> Task directions
Go through the data and copy every line exactly, but not the images.

> Dataset section

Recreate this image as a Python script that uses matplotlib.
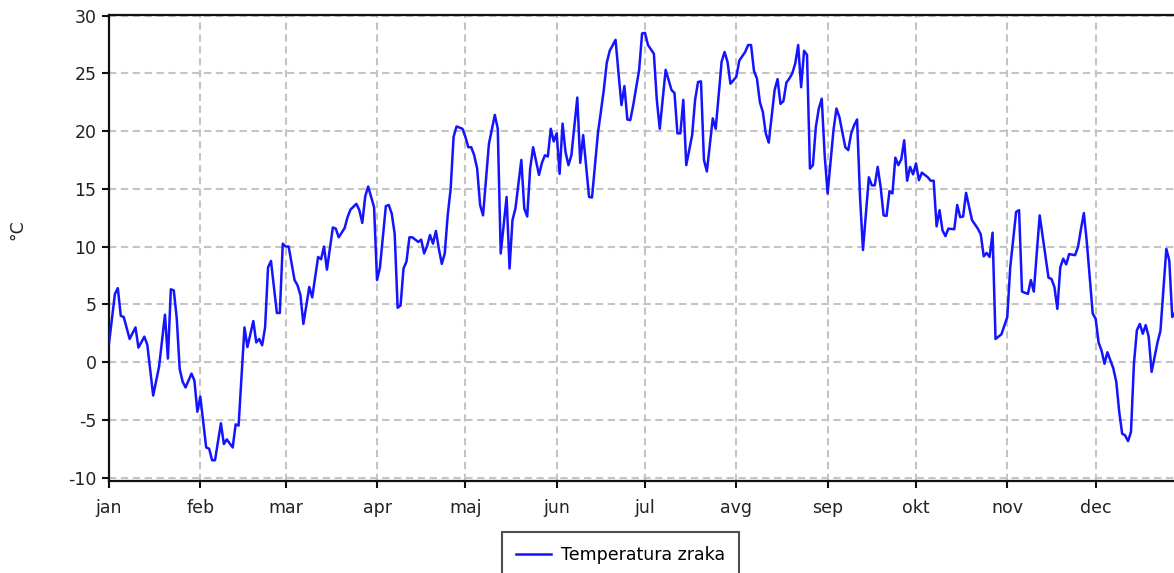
import numpy as np
import matplotlib.pyplot as plt

# day of year (leap year, 0 = 1 jan) and daily air temperature
days = [0, 2, 3, 4, 5, 7, 9, 10, 12, 13, 15, 17, 19, 20, 21, 22, 23, 24, 25, 26,
        28, 29, 30, 31, 33, 34, 35, 36, 38, 39, 40, 42, 43, 44, 46, 47, 49, 50, 51, 52,
        53, 54, 55, 57, 58, 59, 60, 61, 63, 64, 65, 66, 68, 69, 71, 72, 73, 74, 76, 77,
        78, 80, 81, 82, 84, 85, 86, 87, 88, 90, 91, 92, 94, 95, 96, 97, 98, 99, 100, 101,
        102, 103, 105, 106, 107, 108, 109, 110, 111, 112, 113, 114, 115, 116, 117, 118, 120, 121, 122, 123,
        124, 125, 126, 127, 129, 131, 132, 133, 135, 136, 137, 138, 140, 141, 142, 143, 144, 146, 147, 148,
        149, 150, 151, 152, 153, 154, 155, 156, 157, 159, 160, 161, 163, 164, 166, 168, 169, 170, 172, 173,
        174, 175, 176, 177, 178, 180, 181, 182, 183, 185, 186, 187, 189, 191, 192, 193, 194, 195, 196, 198,
        199, 200, 201, 202, 203, 205, 206, 208, 209, 210, 211, 213, 214, 216, 217, 218, 219, 220, 221, 222,
        223, 224, 226, 227, 228, 229, 230, 231, 232, 233, 234, 235, 236, 237, 238, 239, 240, 241, 242, 243,
        244, 246, 247, 248, 250, 251, 252, 253, 254, 255, 256, 258, 259, 260, 261, 262, 263, 264, 265, 266,
        267, 268, 269, 270, 271, 272, 273, 274, 275, 276, 278, 279, 280, 281, 282, 283, 284, 285, 287, 288,
        289, 290, 291, 293, 295, 296, 297, 298, 299, 300, 301, 302, 303, 305, 306, 308, 309, 310, 312, 313,
        314, 316, 319, 320, 321, 322, 323, 324, 325, 326, 328, 329, 330, 331, 332, 334, 335, 336, 337, 338,
        339, 341, 342, 343, 344, 345, 346, 347, 348, 349, 350, 351, 352, 353, 354, 356, 357, 359, 360, 361,
        362, 363, 364, 365]
temps = [1.6, 5.9, 6.4, 4.0, 3.9, 2.0, 3.0, 1.25, 2.2, 1.5, -2.9, -0.4, 4.1, 0.3, 6.3, 6.2, 3.8, -0.6, -1.7, -2.2,
         -1.0, -1.6, -4.3, -3.0, -7.4, -7.5, -8.5, -8.5, -5.3, -7.1, -6.7, -7.4, -5.4, -5.5, 3.0, 1.3, 3.55, 1.7, 2.0, 1.45,
         3.0, 8.2, 8.75, 4.25, 4.25, 10.25, 10.0, 10.0, 7.1, 6.65, 5.8, 3.3, 6.5, 5.6, 9.1, 8.9, 10.0, 8.0, 11.65, 11.55,
         10.8, 11.6, 12.55, 13.2, 13.7, 13.15, 12.05, 14.35, 15.2, 13.4, 7.1, 8.2, 13.5, 13.6, 12.85, 11.1, 4.7, 4.9, 8.1, 8.7,
         10.8, 10.8, 10.4, 10.6, 9.4, 10.05, 11.0, 10.25, 11.35, 9.8, 8.5, 9.4, 12.7, 15.0, 19.5, 20.4, 20.2, 19.5, 18.6, 18.6,
         17.9, 16.75, 13.6, 12.7, 18.9, 21.4, 20.2, 9.4, 14.3, 8.1, 12.3, 13.3, 17.5, 13.3, 12.6, 16.75, 18.6, 16.2, 17.25, 17.9,
         17.8, 20.2, 19.1, 19.8, 16.3, 20.65, 18.2, 17.05, 17.9, 22.9, 17.25, 19.65, 14.3, 14.25, 19.8, 23.55, 25.9, 26.95, 27.9, 25.0,
         22.25, 23.9, 21.0, 20.95, 22.25, 25.3, 28.45, 28.5, 27.45, 26.7, 22.7, 20.2, 25.3, 23.55, 23.3, 19.8, 19.8, 22.7, 17.05, 19.65,
         22.7, 24.25, 24.3, 17.5, 16.5, 21.1, 20.2, 26.0, 26.85, 26.0, 24.1, 24.7, 26.1, 26.85, 27.45, 27.45, 25.2, 24.55, 22.5, 21.65,
         19.8, 19.0, 23.55, 24.5, 22.35, 22.6, 24.2, 24.55, 25.0, 25.85, 27.45, 23.8, 26.95, 26.6, 16.75, 17.05, 20.35, 21.95, 22.8, 17.9,
         14.6, 20.1, 21.95, 21.2, 18.6, 18.35, 19.8, 20.5, 21.0, 14.3, 9.7, 16.0, 15.3, 15.3, 16.9, 15.15, 12.7, 12.65, 14.8, 14.6,
         17.7, 17.05, 17.55, 19.2, 15.7, 16.9, 16.25, 17.2, 15.75, 16.4, 16.0, 15.7, 15.7, 11.75, 13.15, 11.4, 10.9, 11.55, 11.5, 13.6,
         12.55, 12.6, 14.65, 12.3, 11.55, 11.05, 9.15, 9.45, 9.1, 11.2, 2.0, 2.2, 2.4, 3.9, 8.2, 13.0, 13.15, 6.1, 5.9, 7.1,
         6.1, 12.7, 7.3, 7.2, 6.5, 4.6, 8.2, 8.95, 8.45, 9.35, 9.25, 9.95, 11.5, 12.9, 10.4, 4.2, 3.75, 1.7, 1.0, -0.15,
         0.85, -0.55, -1.7, -4.3, -6.2, -6.35, -6.85, -6.05, -0.15, 2.75, 3.3, 2.45, 3.2, 2.2, -0.85, 1.7, 2.7, 9.8, 8.8, 3.9,
         4.3, 5.0, 4.2, 3.5]

month_starts = [0, 31, 60, 91, 121, 152, 182, 213, 244, 274, 305, 335]
month_labels = ['jan', 'feb', 'mar', 'apr', 'maj', 'jun', 'jul', 'avg', 'sep', 'okt', 'nov', 'dec']

plt.rcParams['font.family'] = 'DejaVu Sans'
plt.rcParams['axes.unicode_minus'] = False

fig = plt.figure(figsize=(11.74, 5.73), dpi=100)
ax = fig.add_axes([109 / 1174, 1 - 481 / 573, 1075 / 1174, 466 / 573])

ax.plot(days, temps, color='#1414ff', linewidth=1.8, label='Temperatura zraka', zorder=3)

ax.set_xlim(0, 365)
ax.set_ylim(-10.3, 30.05)
ax.set_xticks(month_starts)
ax.set_xticklabels(month_labels)
ax.set_yticks(np.arange(-10, 31, 5))

ax.grid(True, color='#c4c4c4', linestyle=(0, (3.5, 2.2)), linewidth=1.5, zorder=0)
for s in ax.spines.values():
    s.set_linewidth(1.6)
    s.set_color('#111111')
ax.tick_params(axis='both', direction='out', length=5, width=1.5, labelsize=12.5,
               labelcolor='#222222', color='#111111')
ax.tick_params(axis='x', pad=8)
ax.tick_params(axis='y', pad=4)

ax.set_ylabel('°C', fontsize=12.5, color='#222222')
ax.yaxis.set_label_coords(-0.077, 0.54)

leg = fig.legend(loc='upper left', bbox_to_anchor=(502 / 1174, 1 - 532 / 573),
                 fontsize=12.5, frameon=True, fancybox=False, borderaxespad=0,
                 handlelength=2.0, handletextpad=0.6, borderpad=0.8)
leg.get_frame().set_edgecolor('#222222')
leg.get_frame().set_linewidth(1.5)

fig.savefig('out.png', dpi=100)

> Correct response
Recreate this image as a Python script that uses matplotlib.
import numpy as np
import matplotlib.pyplot as plt

# day of year (leap year, 0 = 1 jan) and daily air temperature
days = [0, 2, 3, 4, 5, 7, 9, 10, 12, 13, 15, 17, 19, 20, 21, 22, 23, 24, 25, 26,
        28, 29, 30, 31, 33, 34, 35, 36, 38, 39, 40, 42, 43, 44, 46, 47, 49, 50, 51, 52,
        53, 54, 55, 57, 58, 59, 60, 61, 63, 64, 65, 66, 68, 69, 71, 72, 73, 74, 76, 77,
        78, 80, 81, 82, 84, 85, 86, 87, 88, 90, 91, 92, 94, 95, 96, 97, 98, 99, 100, 101,
        102, 103, 105, 106, 107, 108, 109, 110, 111, 112, 113, 114, 115, 116, 117, 118, 120, 121, 122, 123,
        124, 125, 126, 127, 129, 131, 132, 133, 135, 136, 137, 138, 140, 141, 142, 143, 144, 146, 147, 148,
        149, 150, 151, 152, 153, 154, 155, 156, 157, 159, 160, 161, 163, 164, 166, 168, 169, 170, 172, 173,
        174, 175, 176, 177, 178, 180, 181, 182, 183, 185, 186, 187, 189, 191, 192, 193, 194, 195, 196, 198,
        199, 200, 201, 202, 203, 205, 206, 208, 209, 210, 211, 213, 214, 216, 217, 218, 219, 220, 221, 222,
        223, 224, 226, 227, 228, 229, 230, 231, 232, 233, 234, 235, 236, 237, 238, 239, 240, 241, 242, 243,
        244, 246, 247, 248, 250, 251, 252, 253, 254, 255, 256, 258, 259, 260, 261, 262, 263, 264, 265, 266,
        267, 268, 269, 270, 271, 272, 273, 274, 275, 276, 278, 279, 280, 281, 282, 283, 284, 285, 287, 288,
        289, 290, 291, 293, 295, 296, 297, 298, 299, 300, 301, 302, 303, 305, 306, 308, 309, 310, 312, 313,
        314, 316, 319, 320, 321, 322, 323, 324, 325, 326, 328, 329, 330, 331, 332, 334, 335, 336, 337, 338,
        339, 341, 342, 343, 344, 345, 346, 347, 348, 349, 350, 351, 352, 353, 354, 356, 357, 359, 360, 361,
        362, 363, 364, 365]
temps = [1.6, 5.9, 6.4, 4.0, 3.9, 2.0, 3.0, 1.25, 2.2, 1.5, -2.9, -0.4, 4.1, 0.3, 6.3, 6.2, 3.8, -0.6, -1.7, -2.2,
         -1.0, -1.6, -4.3, -3.0, -7.4, -7.5, -8.5, -8.5, -5.3, -7.1, -6.7, -7.4, -5.4, -5.5, 3.0, 1.3, 3.55, 1.7, 2.0, 1.45,
         3.0, 8.2, 8.75, 4.25, 4.25, 10.25, 10.0, 10.0, 7.1, 6.65, 5.8, 3.3, 6.5, 5.6, 9.1, 8.9, 10.0, 8.0, 11.65, 11.55,
         10.8, 11.6, 12.55, 13.2, 13.7, 13.15, 12.05, 14.35, 15.2, 13.4, 7.1, 8.2, 13.5, 13.6, 12.85, 11.1, 4.7, 4.9, 8.1, 8.7,
         10.8, 10.8, 10.4, 10.6, 9.4, 10.05, 11.0, 10.25, 11.35, 9.8, 8.5, 9.4, 12.7, 15.0, 19.5, 20.4, 20.2, 19.5, 18.6, 18.6,
         17.9, 16.75, 13.6, 12.7, 18.9, 21.4, 20.2, 9.4, 14.3, 8.1, 12.3, 13.3, 17.5, 13.3, 12.6, 16.75, 18.6, 16.2, 17.25, 17.9,
         17.8, 20.2, 19.1, 19.8, 16.3, 20.65, 18.2, 17.05, 17.9, 22.9, 17.25, 19.65, 14.3, 14.25, 19.8, 23.55, 25.9, 26.95, 27.9, 25.0,
         22.25, 23.9, 21.0, 20.95, 22.25, 25.3, 28.45, 28.5, 27.45, 26.7, 22.7, 20.2, 25.3, 23.55, 23.3, 19.8, 19.8, 22.7, 17.05, 19.65,
         22.7, 24.25, 24.3, 17.5, 16.5, 21.1, 20.2, 26.0, 26.85, 26.0, 24.1, 24.7, 26.1, 26.85, 27.45, 27.45, 25.2, 24.55, 22.5, 21.65,
         19.8, 19.0, 23.55, 24.5, 22.35, 22.6, 24.2, 24.55, 25.0, 25.85, 27.45, 23.8, 26.95, 26.6, 16.75, 17.05, 20.35, 21.95, 22.8, 17.9,
         14.6, 20.1, 21.95, 21.2, 18.6, 18.35, 19.8, 20.5, 21.0, 14.3, 9.7, 16.0, 15.3, 15.3, 16.9, 15.15, 12.7, 12.65, 14.8, 14.6,
         17.7, 17.05, 17.55, 19.2, 15.7, 16.9, 16.25, 17.2, 15.75, 16.4, 16.0, 15.7, 15.7, 11.75, 13.15, 11.4, 10.9, 11.55, 11.5, 13.6,
         12.55, 12.6, 14.65, 12.3, 11.55, 11.05, 9.15, 9.45, 9.1, 11.2, 2.0, 2.2, 2.4, 3.9, 8.2, 13.0, 13.15, 6.1, 5.9, 7.1,
         6.1, 12.7, 7.3, 7.2, 6.5, 4.6, 8.2, 8.95, 8.45, 9.35, 9.25, 9.95, 11.5, 12.9, 10.4, 4.2, 3.75, 1.7, 1.0, -0.15,
         0.85, -0.55, -1.7, -4.3, -6.2, -6.35, -6.85, -6.05, -0.15, 2.75, 3.3, 2.45, 3.2, 2.2, -0.85, 1.7, 2.7, 9.8, 8.8, 3.9,
         4.3, 5.0, 4.2, 3.5]

month_starts = [0, 31, 60, 91, 121, 152, 182, 213, 244, 274, 305, 335]
month_labels = ['jan', 'feb', 'mar', 'apr', 'maj', 'jun', 'jul', 'avg', 'sep', 'okt', 'nov', 'dec']

plt.rcParams['font.family'] = 'DejaVu Sans'
plt.rcParams['axes.unicode_minus'] = False

fig = plt.figure(figsize=(11.74, 5.73), dpi=100)
ax = fig.add_axes([109 / 1174, 1 - 481 / 573, 1075 / 1174, 466 / 573])

ax.plot(days, temps, color='#1414ff', linewidth=1.8, label='Temperatura zraka', zorder=3)

ax.set_xlim(0, 365)
ax.set_ylim(-10.3, 30.05)
ax.set_xticks(month_starts)
ax.set_xticklabels(month_labels)
ax.set_yticks(np.arange(-10, 31, 5))

ax.grid(True, color='#c4c4c4', linestyle=(0, (3.5, 2.2)), linewidth=1.5, zorder=0)
for s in ax.spines.values():
    s.set_linewidth(1.6)
    s.set_color('#111111')
ax.tick_params(axis='both', direction='out', length=5, width=1.5, labelsize=12.5,
               labelcolor='#222222', color='#111111')
ax.tick_params(axis='x', pad=8)
ax.tick_params(axis='y', pad=4)

ax.set_ylabel('°C', fontsize=12.5, color='#222222')
ax.yaxis.set_label_coords(-0.077, 0.54)

leg = fig.legend(loc='upper left', bbox_to_anchor=(502 / 1174, 1 - 532 / 573),
                 fontsize=12.5, frameon=True, fancybox=False, borderaxespad=0,
                 handlelength=2.0, handletextpad=0.6, borderpad=0.8)
leg.get_frame().set_edgecolor('#222222')
leg.get_frame().set_linewidth(1.5)

fig.savefig('out.png', dpi=100)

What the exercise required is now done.